As it turns out, she had a bunch of cc debt that was consolidated at 1.9% or something to that effect, but she didn't "like" having the debt, and for some reason didn't want to take the money that I gaver her and apply it to the debt. She had set up a separate bank account for the money that I gave her, and felt that was "untouchable" money for some reason that I was never able to understand. So once I sensed that it was her CC payments that were causing her some angst, even though she could have easily paid them off from her savings, I offered to stop giving her cash and take over paying down her credit cards so she didn't have to make the payments, thereby easing her monthly nut (no pun intended). She thought about it for a couple of days and agreed.

It made all of the difference in her attitude about money, and we never spoke of it again. Ultimately, I ended up getting a "deal" to some extent, because I paid her "less" on average than I was paying her before, but at the same time she was happier, because in her mind she was debt free.

The result? We hung out a lot more. More dinners, more "non-sexual" meetings, and probably the same amount of sex, but the quality of the sex became more "real" over time.

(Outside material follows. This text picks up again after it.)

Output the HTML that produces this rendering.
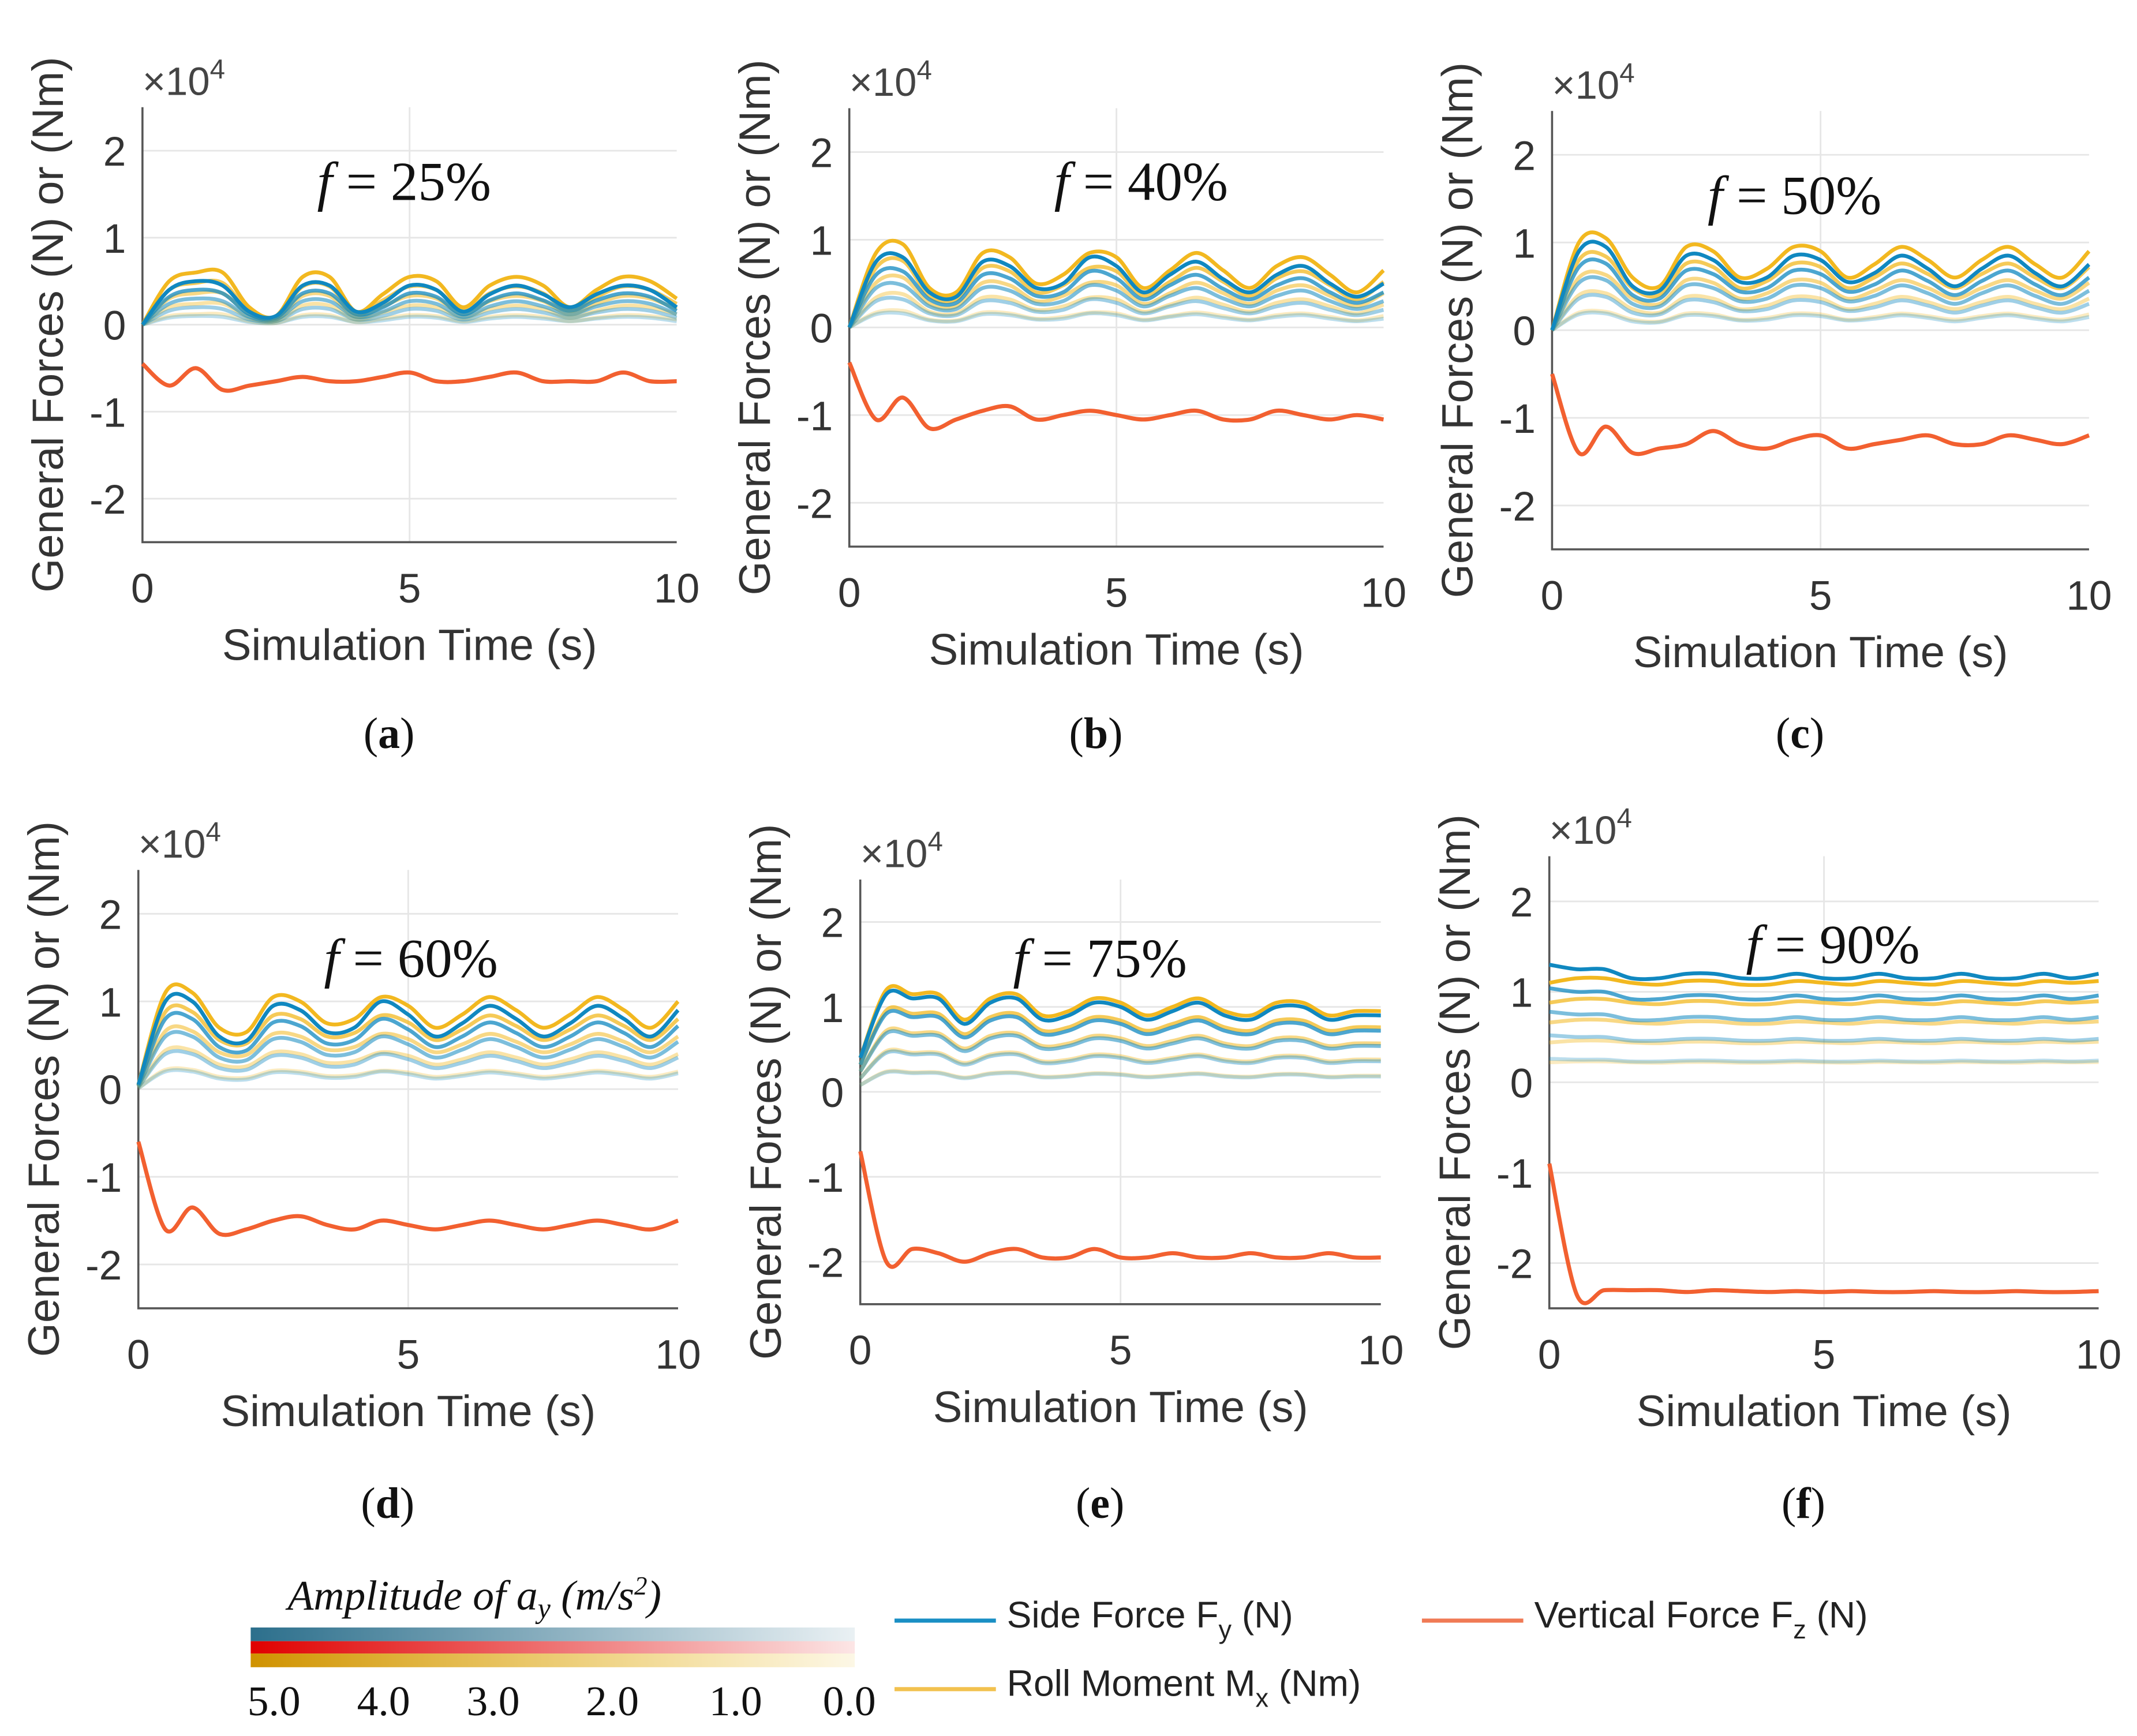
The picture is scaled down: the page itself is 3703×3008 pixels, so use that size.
<!DOCTYPE html>
<html><head><meta charset="utf-8"><style>
html,body{margin:0;padding:0;background:#fff;}
svg{display:block;}
</style></head><body>
<svg id="fig" xmlns="http://www.w3.org/2000/svg" width="3703" height="3008" viewBox="0 0 1560 1267.2">
<rect width="1560" height="1267.2" fill="#fff"/>
<g id="panels"></g>
<g>
  <text x="210" y="1175" font-family="Liberation Serif, serif" font-style="italic" font-size="31" fill="#111">Amplitude of a<tspan font-size="21" dy="6">y</tspan><tspan dy="-6"> (m/s</tspan><tspan font-size="19" dy="-11">2</tspan><tspan dy="11">)</tspan></text>
  <defs>
    <linearGradient id="gb" x1="0" x2="1"><stop offset="0" stop-color="#2c6f8c"/><stop offset="1" stop-color="#2c6f8c" stop-opacity="0.1"/></linearGradient>
    <linearGradient id="gr" x1="0" x2="1"><stop offset="0" stop-color="#e00000"/><stop offset="1" stop-color="#e00000" stop-opacity="0.1"/></linearGradient>
    <linearGradient id="gy" x1="0" x2="1"><stop offset="0" stop-color="#cf9200"/><stop offset="1" stop-color="#e8b000" stop-opacity="0.1"/></linearGradient>
  </defs>
  <rect x="183" y="1188" width="441" height="10" fill="url(#gb)"/>
  <rect x="183" y="1198" width="441" height="9" fill="url(#gr)"/>
  <rect x="183" y="1207" width="441" height="10" fill="url(#gy)"/>
  <g font-family="Liberation Serif, serif" font-size="31" fill="#111" text-anchor="middle">
    <text x="200" y="1252">5.0</text>
    <text x="280" y="1252">4.0</text>
    <text x="360" y="1252">3.0</text>
    <text x="447" y="1252">2.0</text>
    <text x="537" y="1252">1.0</text>
    <text x="620" y="1252">0.0</text>
  </g>
  <line x1="653" y1="1183" x2="727" y2="1183" stroke="#1a8fc4" stroke-width="3"/>
  <text x="735" y="1188" font-family="Liberation Sans, sans-serif" font-size="27" fill="#222">Side Force F<tspan font-size="19" dy="8">y</tspan><tspan dy="-8"> (N)</tspan></text>
  <line x1="653" y1="1233" x2="727" y2="1233" stroke="#f2c14e" stroke-width="3"/>
  <text x="735" y="1238" font-family="Liberation Sans, sans-serif" font-size="27" fill="#222">Roll Moment M<tspan font-size="19" dy="8">x</tspan><tspan dy="-8"> (Nm)</tspan></text>
  <line x1="1038" y1="1183" x2="1112" y2="1183" stroke="#f07a55" stroke-width="3"/>
  <text x="1120" y="1188" font-family="Liberation Sans, sans-serif" font-size="27" fill="#222">Vertical Force F<tspan font-size="19" dy="8">z</tspan><tspan dy="-8"> (N)</tspan></text>
</g>
</svg>
<script>
// time samples (s)
var times = [0,0.5,1,1.5,2,2.5,3,3.5,4,4.5,5,5.5,6,6.5,7,7.5,8,8.5,9,9.5,10];
var yTicks = [-2,-1,0,1,2];
var xTicks = [0,5,10];
var levels = [1.0,0.8,0.6,0.4,0.2];
var levelAlpha = [1.0,0.75,0.55,0.4,0.28];
var panelTitles = ["25%","40%","50%","60%","75%","90%"];
// Side force Fy (x10^4) at max amplitude
var fyA = [0,0.4,0.5,0.45,0.15,0.1,0.45,0.45,0.15,0.25,0.45,0.4,0.15,0.35,0.45,0.35,0.2,0.35,0.45,0.4,0.2];
var fyB = [0,0.75,0.8,0.4,0.35,0.75,0.7,0.45,0.5,0.8,0.7,0.4,0.6,0.75,0.55,0.4,0.6,0.7,0.5,0.35,0.5];
var fyC = [0,0.9,0.95,0.5,0.45,0.85,0.8,0.55,0.6,0.85,0.8,0.55,0.65,0.85,0.7,0.5,0.7,0.85,0.65,0.5,0.75];
var fyD = [0.05,1.0,1.0,0.6,0.55,0.95,0.9,0.65,0.7,1.0,0.85,0.6,0.75,0.95,0.8,0.6,0.75,0.95,0.8,0.6,0.9];
var fyE = [0.4,1.15,1.1,1.1,0.8,1.05,1.1,0.85,0.9,1.05,1.0,0.85,0.95,1.05,0.9,0.85,1.0,1.0,0.85,0.9,0.9];
var fyF = [1.3,1.25,1.25,1.15,1.15,1.2,1.2,1.15,1.15,1.2,1.15,1.15,1.2,1.15,1.15,1.2,1.15,1.15,1.2,1.15,1.2];
// Roll moment Mx (x10^4) at max amplitude
var mxA = [0,0.5,0.6,0.6,0.2,0.1,0.55,0.55,0.15,0.35,0.55,0.5,0.2,0.45,0.55,0.45,0.2,0.4,0.55,0.5,0.3];
var mxB = [0,0.85,0.95,0.45,0.4,0.85,0.8,0.5,0.6,0.85,0.8,0.45,0.65,0.85,0.65,0.45,0.7,0.8,0.6,0.4,0.65];
var mxC = [0,1.0,1.05,0.6,0.5,0.95,0.9,0.6,0.7,0.95,0.9,0.6,0.75,0.95,0.8,0.6,0.8,0.95,0.75,0.6,0.9];
var mxD = [0.05,1.1,1.1,0.7,0.65,1.05,1.0,0.75,0.8,1.05,0.95,0.7,0.85,1.05,0.9,0.7,0.85,1.05,0.9,0.7,1.0];
var mxE = [0.4,1.2,1.15,1.15,0.85,1.1,1.15,0.9,0.95,1.1,1.05,0.9,1.0,1.1,0.95,0.9,1.05,1.05,0.9,0.95,0.95];
var mxF = [1.1,1.15,1.15,1.1,1.08,1.12,1.12,1.08,1.08,1.12,1.1,1.08,1.12,1.1,1.08,1.12,1.1,1.08,1.12,1.1,1.12];
// Vertical force Fz (x10^4)
var fzA = [-0.45,-0.7,-0.5,-0.75,-0.7,-0.65,-0.6,-0.65,-0.65,-0.6,-0.55,-0.65,-0.65,-0.6,-0.55,-0.65,-0.65,-0.65,-0.55,-0.65,-0.65];
var fzB = [-0.4,-1.05,-0.8,-1.15,-1.05,-0.95,-0.9,-1.05,-1.0,-0.95,-1.0,-1.05,-1.0,-0.95,-1.05,-1.05,-0.95,-1.0,-1.05,-1.0,-1.05];
var fzC = [-0.5,-1.4,-1.1,-1.4,-1.35,-1.3,-1.15,-1.3,-1.35,-1.25,-1.2,-1.35,-1.3,-1.25,-1.2,-1.3,-1.3,-1.2,-1.25,-1.3,-1.2];
var fzD = [-0.6,-1.6,-1.35,-1.65,-1.6,-1.5,-1.45,-1.55,-1.6,-1.5,-1.55,-1.6,-1.55,-1.5,-1.55,-1.6,-1.55,-1.5,-1.55,-1.6,-1.5];
var fzE = [-0.7,-2.0,-1.85,-1.9,-2.0,-1.9,-1.85,-1.95,-1.95,-1.85,-1.95,-1.95,-1.9,-1.95,-1.95,-1.9,-1.95,-1.95,-1.9,-1.95,-1.95];
var fzF = [-0.9,-2.35,-2.3,-2.3,-2.3,-2.32,-2.3,-2.31,-2.32,-2.31,-2.32,-2.31,-2.32,-2.32,-2.31,-2.32,-2.32,-2.31,-2.32,-2.32,-2.31];
var fyAll = [fyA,fyB,fyC,fyD,fyE,fyF];
var mxAll = [mxA,mxB,mxC,mxD,mxE,mxF];
var fzAll = [fzA,fzB,fzC,fzD,fzE,fzF];

// layout (not data)
var layout = [
 {x0:104,x1:494,yz:237,u:63.5,ttl:[295,133],cap:535},
 {x0:620,x1:1010,yz:239,u:64,ttl:[833,133],cap:535},
 {x0:1133,x1:1525,yz:241,u:64,ttl:[1310,143],cap:535},
 {x0:101,x1:495,yz:795,u:64,ttl:[300,700],cap:1097},
 {x0:628,x1:1008,yz:797,u:62,ttl:[803,700],cap:1097},
 {x0:1131,x1:1532,yz:790,u:66,ttl:[1338,690],cap:1097}
];
var NS="http://www.w3.org/2000/svg";
function mk(tag, attrs, parent){var e=document.createElementNS(NS,tag);for(var k in attrs)e.setAttribute(k,attrs[k]);parent.appendChild(e);return e;}
function smooth(pts){
  var d="M"+pts[0][0]+","+pts[0][1];
  for(var i=0;i<pts.length-1;i++){
    var p0=pts[Math.max(0,i-1)],p1=pts[i],p2=pts[i+1],p3=pts[Math.min(pts.length-1,i+2)];
    d+=" C"+(p1[0]+(p2[0]-p0[0])/6)+","+(p1[1]+(p2[1]-p0[1])/6)+" "+(p2[0]-(p3[0]-p1[0])/6)+","+(p2[1]-(p3[1]-p1[1])/6)+" "+p2[0]+","+p2[1];
  }
  return d;
}
var root=document.getElementById('panels');
layout.forEach(function(L,pi){
  var xs=function(t){return L.x0+(L.x1-L.x0)*t/10;};
  var ys=function(v){return L.yz-v*L.u;};
  var g=mk('g',{},root);
  
  
  var top=ys(2.5), bot=ys(-2.5);
  yTicks.forEach(function(v){
    var l=mk('line',{x1:L.x0,x2:L.x1,y1:ys(v),y2:ys(v),stroke:'#e6e6e6','stroke-width':1.2},g);
    
    
    var t=mk('text',{x:L.x0-12,y:ys(v)+11,'text-anchor':'end','font-family':'Liberation Sans, sans-serif','font-size':30,fill:'#333'},g);
    t.textContent=String(v);
    
    
  });
  xTicks.forEach(function(v){
    if(v>0&&v<10){var l=mk('line',{x1:xs(v),x2:xs(v),y1:top,y2:bot,stroke:'#e6e6e6','stroke-width':1.2},g);
    
    }
    var t=mk('text',{x:xs(v),y:bot+44,'text-anchor':'middle','font-family':'Liberation Sans, sans-serif','font-size':30,fill:'#333'},g);
    t.textContent=String(v);
    
    
  });
  var ax=mk('path',{d:'M'+L.x0+','+top+' V'+bot+' H'+L.x1,fill:'none',stroke:'#555','stroke-width':1.5},g);
  
  
  var ex=mk('text',{x:L.x0,y:top-9,'font-family':'Liberation Sans, sans-serif','font-size':29,fill:'#444'},g);
  ex.innerHTML='×10<tspan font-size="20" dy="-12">4</tspan>';
  
  
  var yl=mk('text',{x:0,y:0,transform:'translate('+(L.x0-58)+','+((top+bot)/2)+') rotate(-90)','text-anchor':'middle','font-family':'Liberation Sans, sans-serif','font-size':32,fill:'#333'},g);
  yl.textContent='General Forces (N) or (Nm)';
  
  
  var xl=mk('text',{x:(L.x0+L.x1)/2,y:bot+86,'text-anchor':'middle','font-family':'Liberation Sans, sans-serif','font-size':32,fill:'#333'},g);
  xl.textContent='Simulation Time (s)';
  
  
  var tt=mk('text',{x:L.ttl[0],y:L.ttl[1]+13,'text-anchor':'middle','font-family':'Liberation Serif, serif','font-size':40,fill:'#111'},g);
  tt.innerHTML='<tspan font-style="italic">f</tspan>  =  '+panelTitles[pi];
  tt.setAttribute('xml:space','preserve');
  
  
  var cp=mk('text',{x:(L.x0+L.x1)/2-15,y:L.cap+11,'text-anchor':'middle','font-family':'Liberation Serif, serif','font-size':32,fill:'#111'},g);
  cp.innerHTML='(<tspan font-weight="bold">'+'abcdef'[pi]+'</tspan>)';
  
  
  for(var li=levels.length-1;li>=0;li--){
    var k=levels[li],a=levelAlpha[li];
    var pm=times.map(function(t,i){return [xs(t),ys(mxAll[pi][i]*k)];});
    var p1=mk('path',{d:smooth(pm),fill:'none',stroke:'#f2b820','stroke-opacity':a,'stroke-width':2.8},g);
    
    
    var pf=times.map(function(t,i){return [xs(t),ys(fyAll[pi][i]*k)];});
    var p2=mk('path',{d:smooth(pf),fill:'none',stroke:'#1088c0','stroke-opacity':a,'stroke-width':2.8},g);
    
    
  }
  var pz=times.map(function(t,i){return [xs(t),ys(fzAll[pi][i])];});
  var p3=mk('path',{d:smooth(pz),fill:'none',stroke:'#f26030','stroke-width':3},g);
  
  
});
</script>
</body></html>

It was still a P4P relationship, but with the transactional aspect taken off the table, it really didn't feel like that for either of it. It became real, and in some ways a little too real. But since the relationship ended (I ended it about 15 months ago for "personal" reasons), we have remained friends and see each other occasionally, and it is like we never even had the "arrangement" in the first place.
I'm seeing this one again, and it is even more disconnected than it was before. We don't even talk about money anymore, although I do periodically send money to her credit cards so that I'm even in my own mind.